Artist: Dustin Nguyen
After reading, and reviewing Batman: Hush I decided that I'd gradually go through my Batman collection which I own nearly every issue since Batman #608 (only missing one) but in graphic novel form as it'd take ages otherwise. Anyway this is my third review, having also reviewed Batman: Broken City, and I hope to do as many as I can as soon as possible, but due to only reading them casually (a story here and there) it might take a while to review them all.
Penguin is using Scarecrow to make a new Fear Toxin to use on people, but a mysterious new monster with similar abilities to Scarecrow appears.
This wasn't a bad story, but it was far from brilliant. Judd Winick has done some tremendous Batman stories in the past, with Under the Hood being one of his best, but this was far from that.

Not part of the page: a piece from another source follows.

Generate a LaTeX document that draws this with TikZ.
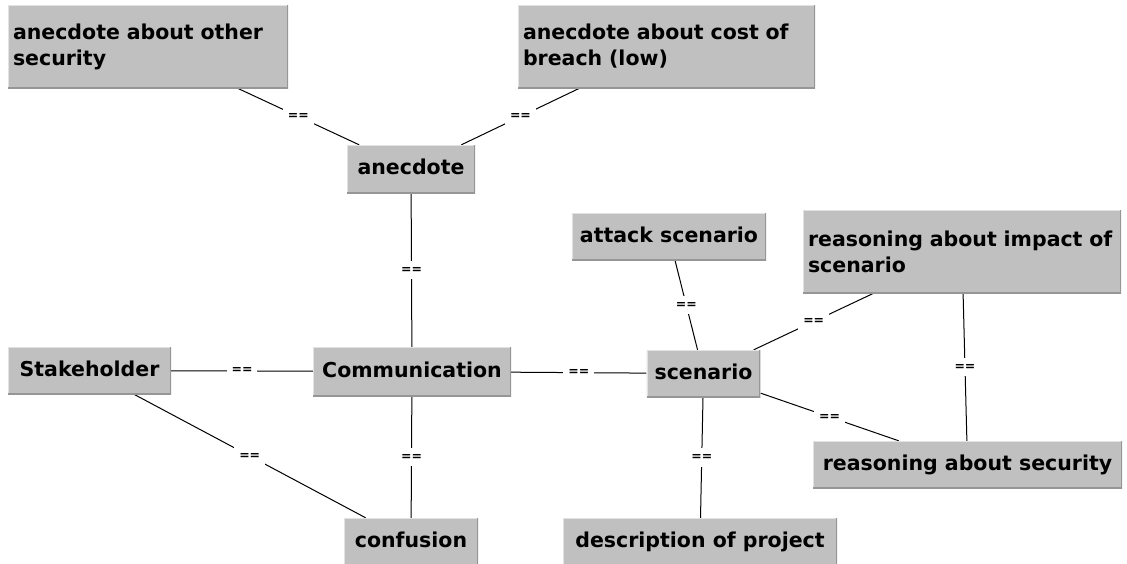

Don't get me wrong it wasn't terrible, but not startling at the same time. For the first three issues of this story it's quite slow, and tedious, and doesn't have much of a mystery towards what's about to happen. The story did however get better in the last two issues, and I was very interested. Winick did a marvelous job near the end of the story, and it was very entertaining, whilst also showing signs of things to come, but unfortunately it was too late to make a huge effect on the overall quality of the story.
Dustin Nguyen did a brilliant job on the art in this story, and although he's not one of my favourite artists on Batman I do like his style. His art is marvelous, and the detail in it is outstanding. What I really like about Nguyen's art is the way he draws ordinary people. Although there are a lot of artist that draw Batman, or Robin (Tim Drake) better, I couldn't be more happier with the way he drew the ordinary people, like Alfred, or the mobsters. The character that I felt Nguyen drew best however was Penguin. I loved how he made him look awful sinister, and haggard, as it really mad him look more menacing. I also liked the way he drew Scarecrow, and the Monster Scarecrow, but there were a few people I didn't like his art on. The main one's are Tim as Robin, and Scarecrow as Crane. I felt that Crane did look realistic enough out of his Scarecrow costume, as I felt Nguyen's art made his face look awkward. I also felt that Tim looked too young in this story, and although Robin's meant to be you he looks even younger than he's meant to be.
I'll start by talking about the new Scarecrow monster. I liked this new Scarecrow monster, but felt that it didn't add much mystery. To be fair it had the slight questioning of who the creature really was, and if it was Crane, or some how connected to him, but it still wasn't much of a mystery. I did however like the extravagance in the look of this new Scarecrow monster, and liked that it's attitude was to simply create fear, and kill. I also loved the reaction to anyone that meet this creature, as besides Batman, Robin, and Alfred, everyone was in hysterics, like they should be. It was however nice to see a Scarecrow frighten people again.
This story also marked the first appearance of Fright (Linda Friitawa). To be honest due to forgetting what Fright's real name was, as well as forgetting she appeared in this story I didn't recognize the character. In away this made the re-discovery of Fright enjoyable as if I'd remembered that she was in this story I wouldn't be surprised. The thing I liked about Fright, or should I say Linda Friitawa, as that's what she's called, in this story was that she appeared all innocent throughout, and seemed to do nothing more than help Crane. I did however have my suspicions of her throughout, but it was for a different reason than the one revealed. When you have a character that appears so innocent, along with a bunch of known criminals, and add the fact she has a checkered past it's obvious that she isn't a saint. But overall it would have made a nice surprise to people who haven't read the story, or like me forget she was in it.
|Batman vs. New Scarecrow|
|Batman in the Batmobile|
Like Batman: Hush this story also gave hints towards the Under the Red Hood story, which like I said was also written by Winick. Whilst affected by the new Scarecrow Batman starts to see his nightmares, and when Tim comes to help him he sees the former Robin, Jason Todd. It's fitting that Winick would add this in this story, as the next Batman story he wrote was Under the Red Hood, which featured the returning Jason Todd. The sequence in this story was however still very emotional, and it shows that despite acting strong that Batman does have regrets, with the death of Jason being the biggest. I also liked that this showed question in Tim, as he questions whether he's still be Robin if Jason was to return.
Although not brilliant this was still a good story. It shows a new Scarecrow, and puts Batman in unexpected situations, making for some interesting sequences. It also gives some brilliant hints for things that would happen in a late story. I would recommend this story, but unless you're a huge Batman fan I wouldn't rush to buy it, as there are plenty of better stories out there.
The next book I'll be reviewing from this series will be Batman: War Games Act 1: Outbreak.